Hailing from Genoa, the hometown of Christopher Columbus, the Andrea Doria was launched in 1951. At a length of 697 feet, the ship was neither the largest nor swiftest of her day; instead, Italian architect, Giulio Minoletti, designed the Andrea Doria for luxury—and for safety. According to the 2006 PBS documentary, The Sinking of the Andrea Doria, the ship carried plenty of lifeboats and had 11 watertight compartments “meant to keep her afloat even if two were breached.” In theory, the ship could have struck an iceberg without sinking. This attention to passenger safety contributed to the ship’s glowing reputation; at the time of her demise, the Andrea Doria had become an escape for the elite, an ocean-bound Aspen—or Nantucket—whose guest lists boasted such luminaries as Tennessee Williams, Elizabeth Taylor, Cary Grant, Orson Welles, and Kim Novak.
Though only two lesser-known Hollywood actresses—Ruth Roman and Betsy Drake (Cary Grant’s third wife)—were passengers aboard the ship’s final voyage, the Andrea Doria’s fate drew a spotlight that would illuminate televisions across the globe for months, even years to come. On July 25, 1956, the final day of the vessel’s nine-day cruise from Genoa, the liner was bound for Manhattan at a brisk clip of 23 nautical miles per hour when, at around 3 p.m., she ran into fog near the Nantucket Lightship.
Captain Piero Calamai, a lifelong sailor from Genoa, sounded the fog alert and stayed on the bridge, but, according to the PBS documentary, he “made a less cautious decision that would haunt him the rest of his life.” Calamai barely reduced the ship’s speed, dropping only to 21.8 knots.
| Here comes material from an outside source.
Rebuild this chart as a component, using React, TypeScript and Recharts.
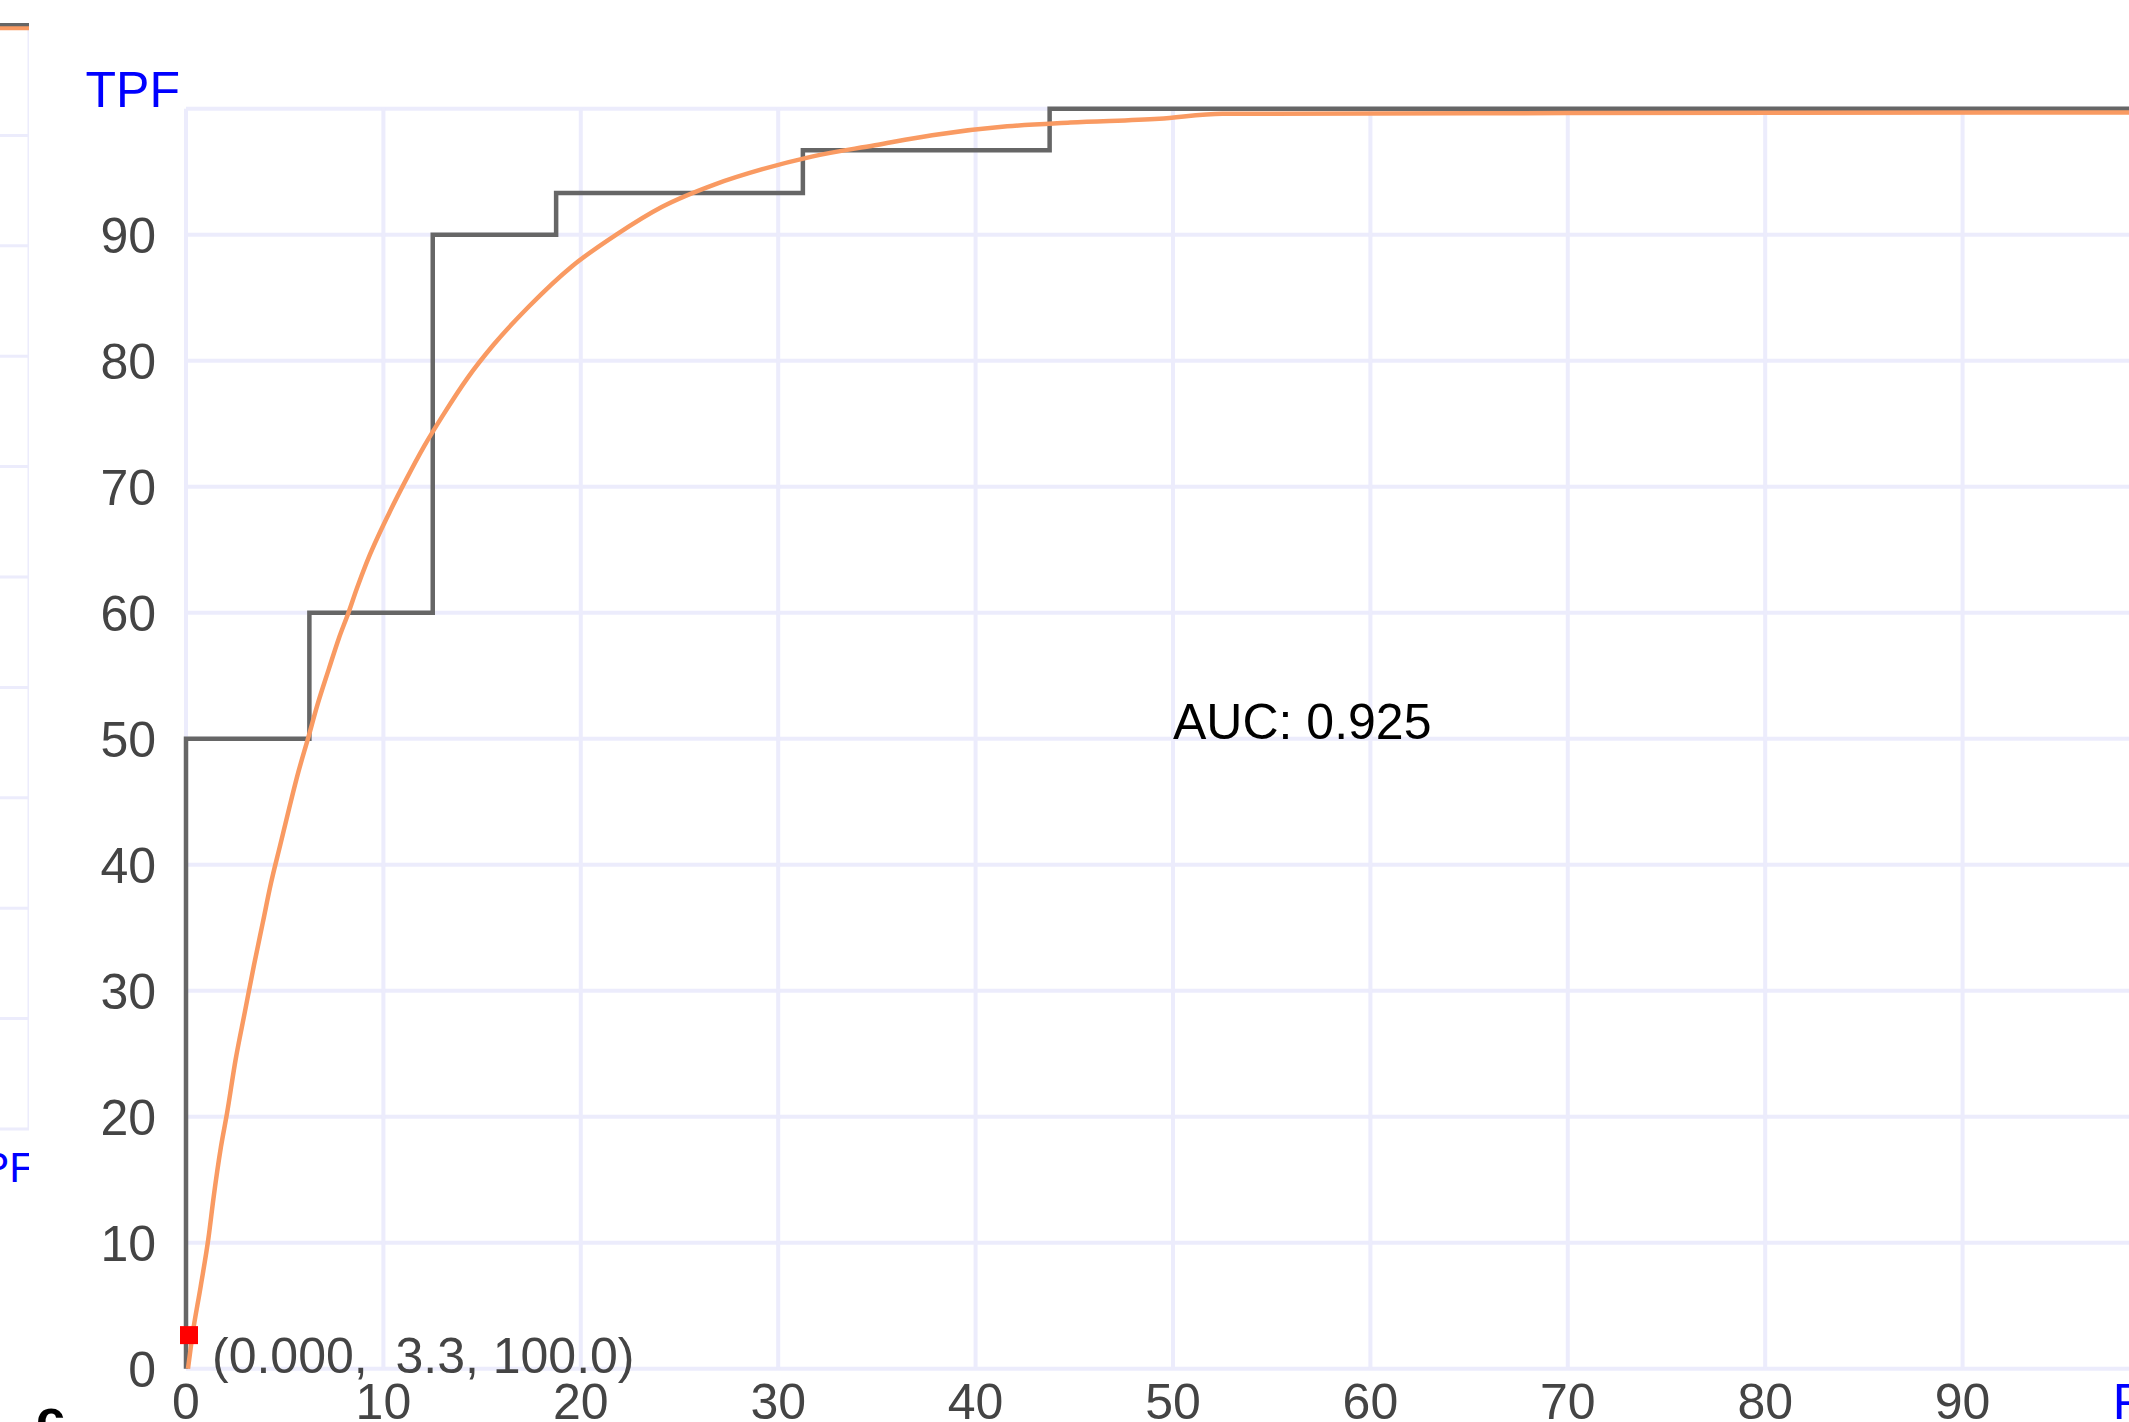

The documentary continues, stating, “the rule of thumb is that a ship should never go fast enough she can’t stop in half the distance visible from the bridge; in heavy fog that evening, visibility was extremely limited.” Speed was but one of the factors in this boating disaster, though, and not all of the mistakes made were by those aboard the Andrea Doria.